Après les clichés ectoplasmiques du couple d'excentriques Anna et Bernhard Blume affichés l'été dernier au centre Pompidou, à Paris, les forces de l'esprit conspirent cette fois du côté de l'annexe lorraine du musée. L'expo «Cosa mentale» invite à relire l'histoire de l'art moderne à l'aune de la télépathie, une proposition aussi technique que farfelue. Il y est question de la manière dont les découvertes scientifiques et la fascination pour l'occulte ont nourri les imaginaires artistiques du XXe siècle. Son titre est tiré de l'adage de Léonard de Vinci : «La peinture est chose mentale.» A ce sujet, pour qui se souvient des œuvres de Miró envisagées comme miroir de ses rêves, l'exemple que l'on connaît le mieux est sans doute celui des surréalistes, fascinés par les champs magnétiques et l'hypnose.
«C'est une histoire de la matérialisation de la pensée», résume le commissaire, Pascal Rousseau. Avant Dalí et Breton, suivant l'exemple d'un certain Louis Darget se collant une plaque photographique sur le front pour visualiser la forme de ses songes, les artistes ont imaginé dès la fin du XIXe siècle les possibilités d'une transmission immédiate de la pensée ou du sentiment sur la toile, tel Odilon Redon portraitisant l'aura de Gauguin.
Après le recensement de ces débuts balbutiants, l'accrochage propose une relecture des codes de l'abstraction comme indicateurs d'états émotionnels. «Les paysages sont souvent en réalité des portraits auratiques», précise le commissaire. Pour le Tchèque Frantisek Kupka, «l'avenir était télépathique, l'abstraction n'était qu'une étape».

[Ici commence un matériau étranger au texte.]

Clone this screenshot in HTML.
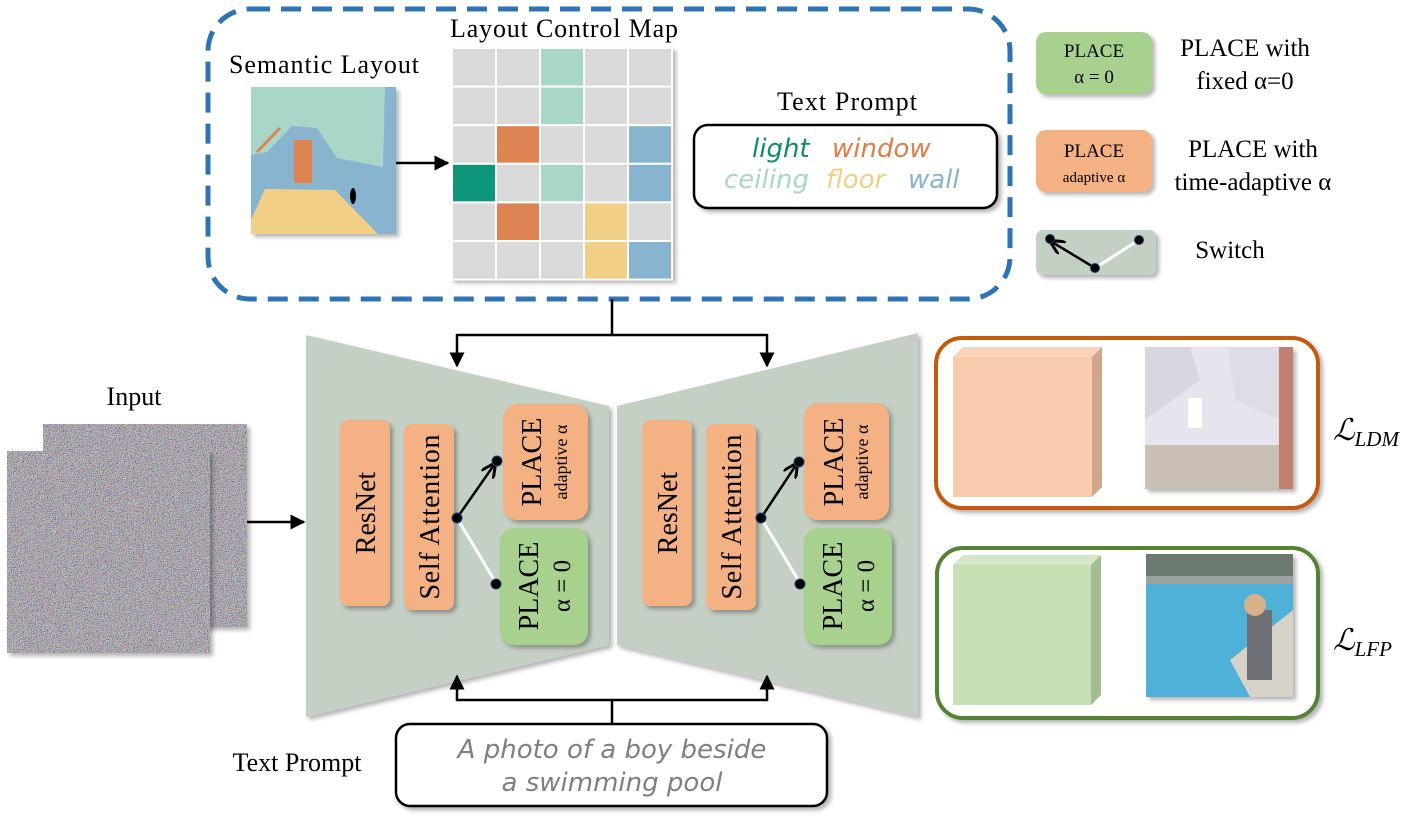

Les salles les plus distrayantes sont occupées par les productions utopiques de la contre-culture et remplies d'objets new age tel le Mind Expander, grosse capsule immersive conçue par collectif autrichien Haus-Rucker-Co en 1968. Parfois composée à partir d'ondes cérébrales, la musique expérimentale illustre bien l'essor d'un art conceptuel qui se rêve sans médiation avec le cerveau du spectateur. Le prix de la salle la plus trippante revient à une vidéo cosmique de Jordan Belson, icône du cinéma psychédélique, véritable invitation au voyage intérieur (et à l'abus de psychotropes).
Annonçant l’avènement des télécommunications, des réseaux et de l’art numérique, «Cosa mentale» se déploie à partir de points de vues cosmiques et azimutés, par moments trop pointus - à moins d’être soi-même médium.